- Other names: Dystrophia unguis mediana canaliformis, median canaliform dystrophy of Heller, and solenonychia.
- Specialty: Dermatology

= Median nail dystrophy =

Median nail dystrophy, also known as dystrophia unguis mediana canaliformis, median canaliform dystrophy of Heller, and solenonychia consists of longitudinal splitting or canal formation in the midline of the nail, a split which often resembles a fir tree, occurring at the cuticle and proceeding outward as the nail grows.
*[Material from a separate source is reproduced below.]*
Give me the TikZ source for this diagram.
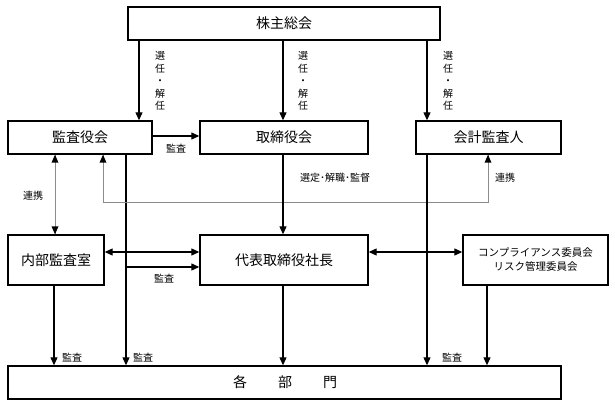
\documentclass[tikz,border=0pt]{standalone}
\usepackage{fontspec}
\setmainfont{Noto Sans CJK JP}
\usetikzlibrary{arrows.meta}
\begin{document}
\begin{tikzpicture}[x=1pt,y=-1pt,
  box/.style={draw,line width=1.4pt,inner sep=0pt,font=\fontsize{14}{16}\selectfont},
  ln/.style={line width=1.2pt},
  arr/.style={ln,-{Triangle[length=8pt,width=7pt]}},
  darr/.style={ln,{Triangle[length=8pt,width=7pt]}-{Triangle[length=8pt,width=7pt]}},
  glink/.style={line width=0.8pt,draw=black!45},
  lbl/.style={font=\fontsize{10}{12.5}\selectfont,inner sep=0pt,align=center}]
\useasboundingbox (0,0) rectangle (615,406);
% boxes
\node[box,minimum width=312pt,minimum height=33pt] (top) at (284,23.5) {株主総会};
\node[box,minimum width=144pt,minimum height=33pt] (kansa) at (80,137.5) {監査役会};
\node[box,minimum width=168pt,minimum height=33pt] (tori) at (284,137.5) {取締役会};
\node[box,minimum width=145pt,minimum height=33pt] (kaikei) at (488.5,137.5) {会計監査人};
\node[box,minimum width=96pt,minimum height=50pt] (naibu) at (56,260) {内部監査室};
\node[box,minimum width=168pt,minimum height=50pt] (ceo) at (284,260) {代表取締役社長};
\node[box,minimum width=145pt,minimum height=50pt,align=center,font=\fontsize{10.5}{14}\selectfont] (comp) at (535.5,260) {コンプライアンス委員会\\リスク管理委員会};
\node[box,minimum width=553pt,minimum height=33pt] (depts) at (284.5,382.5) {};
\node[inner sep=0pt,font=\fontsize{14}{16}\selectfont] (d1) at (240,382.5) {各};
\node[inner sep=0pt,font=\fontsize{14}{16}\selectfont] (d2) at (285,382.5) {部};
\node[inner sep=0pt,font=\fontsize{14}{16}\selectfont] (d3) at (330,382.5) {門};
% top arrows
\draw[arr] (top.south -| 139,0) -- (kansa.north -| 139,0);
\draw[arr] (top.south -| 283,0) -- (tori.north -| 283,0);
\draw[arr] (top.south -| 427,0) -- (kaikei.north -| 427,0);
\node[lbl] (s1) at (160,81) {選\\任\\・\\解\\任};
\node[lbl] (s2) at (303,81) {選\\任\\・\\解\\任};
\node[lbl] (s3) at (448,81) {選\\任\\・\\解\\任};
% kansa -> tori
\draw[arr] (kansa.east |- 0,136) -- (tori.west |- 0,136);
\node[lbl] (l1) at (176,149) {監査};
% kansa down
\draw[arr] (kansa.south -| 126,0) -- (depts.north -| 126,0);
\coordinate (br) at (126,267);
\draw[arr] (br) -- (ceo.west |- br);
\node[lbl] (l2) at (164,279) {監査};
\node[lbl] (l3) at (143,358) {監査};
% links
\draw[glink] (kansa.south -| 55,0) -- (naibu.north -| 55,0);
\fill (kansa.south -| 55,0) -- ++(-3.5,8) -- ++(7,0) -- cycle;
\fill (naibu.north -| 55,0) -- ++(-3.5,-8) -- ++(7,0) -- cycle;
\node[lbl] (c1) at (33,196) {連携};
\coordinate (g1) at (103,202);
\coordinate (g2) at (488,202);
\draw[glink] (kansa.south -| g1) -- (g1) -- (g2) -- (kaikei.south -| g2);
\fill (kansa.south -| g1) -- ++(-3.5,8) -- ++(7,0) -- cycle;
\fill (kaikei.south -| g2) -- ++(-3.5,8) -- ++(7,0) -- cycle;
\node[lbl] (c2) at (505,178) {連携};
% naibu
\draw[darr] (naibu.east |- 0,252) -- (ceo.west |- 0,252);
\draw[arr] (naibu.south -| 54,0) -- (depts.north -| 54,0);
\node[lbl] (l4) at (72,358) {監査};
% tori -> ceo
\draw[arr] (tori.south -| 283,0) -- (ceo.north -| 283,0);
\node[lbl] (l5) at (335,178) {選定･解職･監督};
\draw[arr] (ceo.south -| 283,0) -- (depts.north -| 283,0);
\draw[darr] (ceo.east |- 0,252) -- (comp.west |- 0,252);
% kaikei / comp
\draw[arr] (kaikei.south -| 427,0) -- (depts.north -| 427,0);
\node[lbl] (l6) at (452,358) {監査};
\draw[arr] (comp.south -| 487,0) -- (depts.north -| 487,0);
\end{tikzpicture}
\end{document}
Thumbs, which are the most commonly involved, usually show an enlarged lunula resulting probably from repeated pressure applied on the base of the nail.

== Signs and symptoms ==
Median nail dystrophy presents as splitting that resembles an upside-down fir tree or Christmas tree because to tiny fissures or cracks that break toward the nail edge or extend laterally from the center canal. Usually symmetrical, the ailment primarily affects the thumbs, though it can also affect other fingers or toes. There may be lunula enlargement, redness, and thickening of the proximal nail fold.

== Causes ==
Although it is an acquired illness, there have been reports of familial clustering of instances. The illness most likely stems from a transient flaw in the matrix that prevents nails from growing. One component that has been identified as causal is trauma.

== Diagnosis ==
Clinical findings are frequently the only basis for diagnosis. Parakeratosis, or the buildup of melanin inside and between the keratinocytes in the nail bed, is typically seen in histopathology.

== Treatment ==
For median nail dystrophy, treatment is frequently not required. Normalcy usually returns to affected nails on its own, either when medication is stopped or after a traumatic event. Triamcinolone acetonide injected directly into the proximal nail fold or topical ointments have been effectively used in the treatment of median nail dystrophy, though this is not usually advised.